Playing tourist in farm country

A late-summer sun bathes cornfields in hazy light as my father and I drive along a country road in southern Wisconsin. The speed limit is 55, but on this particular stretch, a blue car ahead of us slows the pace to a leisurely 50.

No matter. It's a beautiful Saturday, and we are in no hurry. The reduced speed gives us time to savor the lushness of the rolling countryside, to read hand-lettered signs at a farmstand ("Tomatoes. Sweet corn. Honey"), and to notice golden cylinders of newly harvested hay dotting a field.

But suddenly a black SUV appears in the rearview mirror, tailgating. Impatiently, the driver weaves in and out, looking for a chance to pass on this curving two-lane road. Finally he spies an opening. In a burst of noisy acceleration, he is off - a motorized hare leaving the calm tortoise in the blue sedan far behind.

Such urgency seems comically misplaced in this rural landscape, where the tempo is more suited to pokey tractors than aggressive tailgaters. But in a so-called 24/7 world, where work and play cycle around the clock, more and more people like this driver appear hard-wired for hurrying, even when no appointments beckon or deadlines loom.

Every few Saturdays for the past three summers, my father and I have traveled this road, driving 40 miles into the country for lunch at a popular restaurant. Beginning in May, before corn and soybeans have sprouted in the rich black soil, and ending in October, when dried cornstalks have been trimmed to stubble, we track the growing season. We joke about watching the corn grow.

We are hardly alone in finding pleasure in this bucolic activity. All summer, a Web site called IowaFarmer.com has been attracting fans from around the world - 600,000 at last count - who log on to check the growth of corn on an Iowa farm. A digital camera in a cornfield clicks a picture every 15 minutes.

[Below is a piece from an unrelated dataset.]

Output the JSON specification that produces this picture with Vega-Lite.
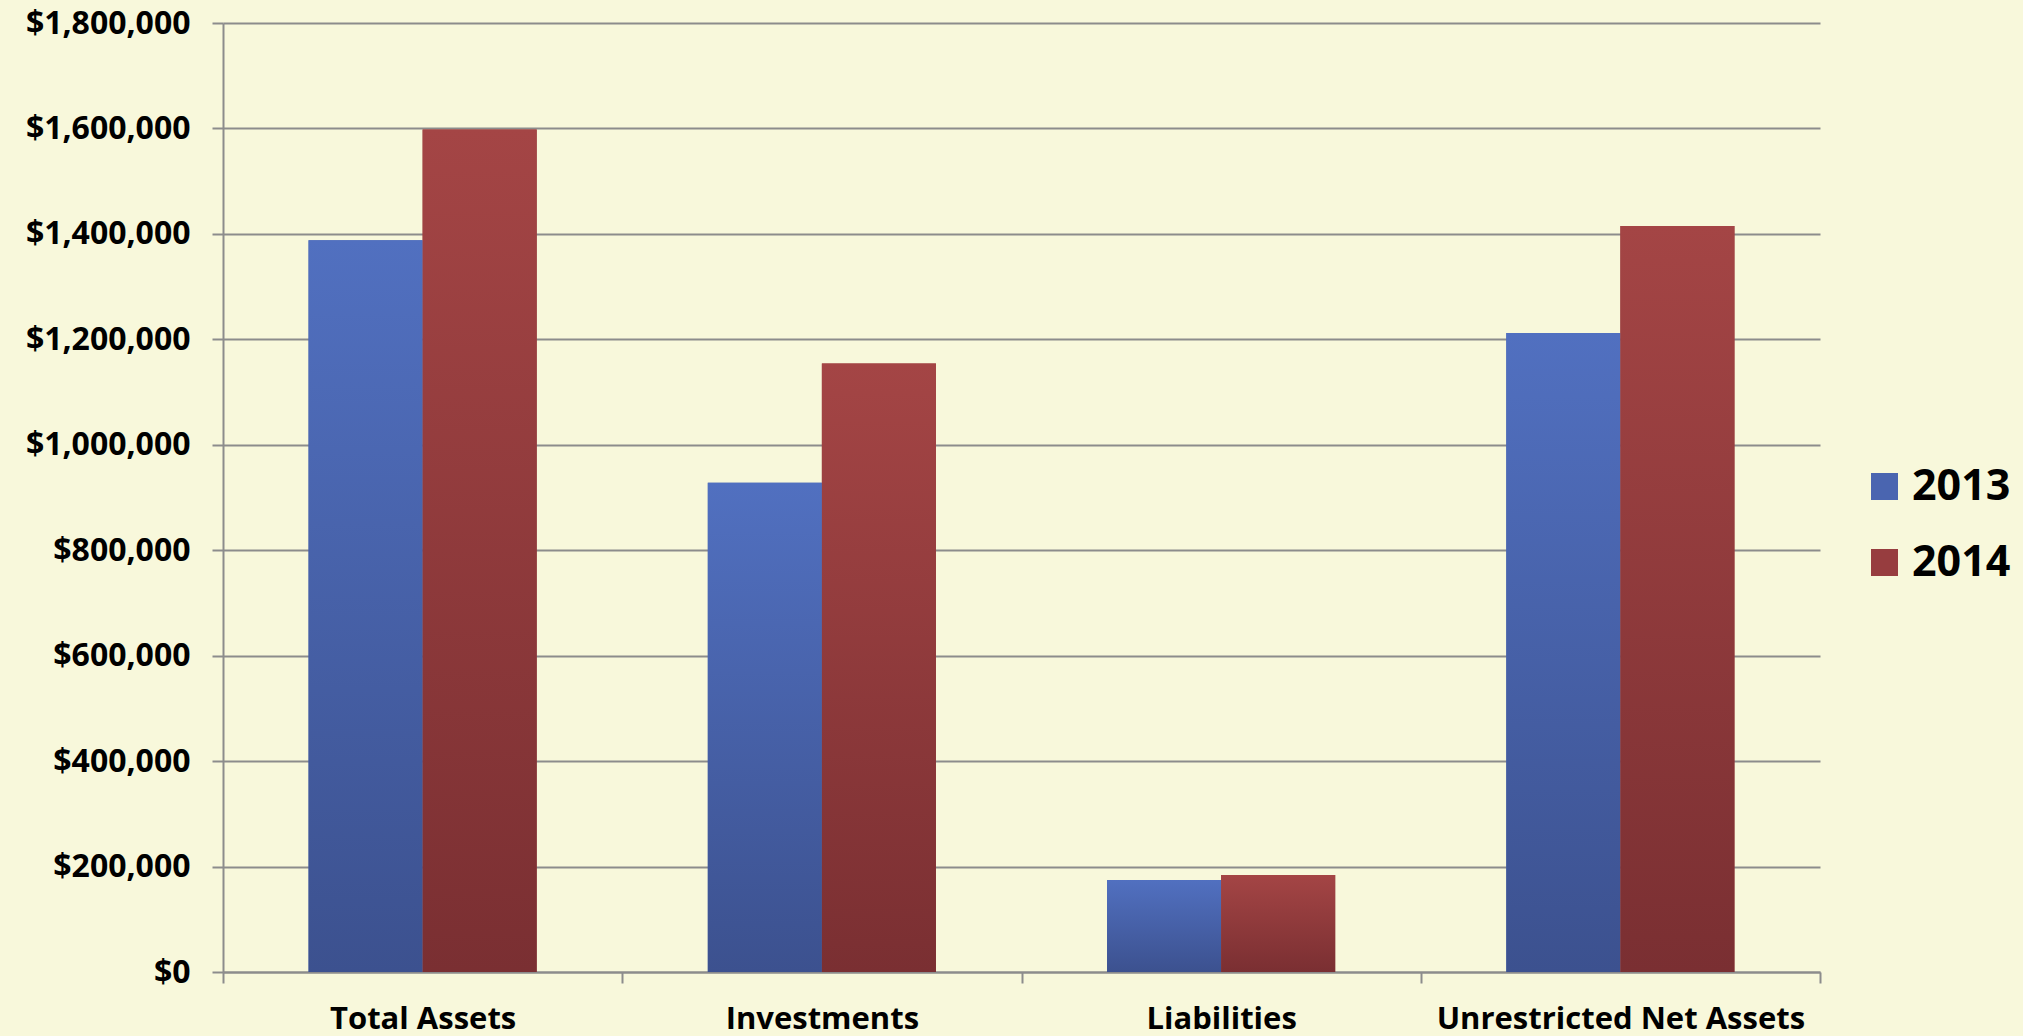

To those leading busy urban lives, an afternoon in the country, with or without cornfields, serves as an idyllic retreat.

This is a world dotted with quaint towns and sprinkled with poetic, pastoral names - Morning Glory Farm and White Oaks Road.

It is a world where nature, not man, dictates rhythms, schedules, and deadlines.

Yet it is also a world that produces its share of contradictions.

Day-trippers from the city talk a good line about wanting to slow down. But many also secretly revel in busyness, toting overstuffed date books.

Day-trippers romanticize the pleasures of "a place in the country." They love leisure, but also crave excitement.

Day-trippers shopping for cider at an orchard may be charmed by a label touting its "old-fashioned country goodness." Yet how many could manage without a new-fashioned city supermarket nearby? And don't forget the international newsstand around the corner.

Behind its placid exterior, even the country can't escape workday tensions of its own. As any farmer can attest, rural life offers the original 24/7 routine. Cows must be milked twice a day. Crops must be planted and harvested as weather and seasons dictate. Vacations? Forget it.

Country folks versus city slickers. Rural versus urban. Slow versus fast. The debate goes on.

For many of us, nature beckons, but civilization calls us back. In any contest between the City Mouse and the Country Mouse, the City Mouse appears to be winning. But even the City Mouse understands the refreshment that only the country can offer.

On this September Saturday, my father and I stop at a roadside stand to buy corn. The owner, an engaging man in bib overalls, calls himself "Tony the happy farmer." For Tony, the pleasure of standing under a yellow-striped tent in a grassy field, selling the bountiful harvest from his son's farm, is evident.

We day-tripping city mice know we couldn't do what Tony does all four seasons. But we also know our lives would be less rich if we didn't watch the corn grow at least once or twice a year.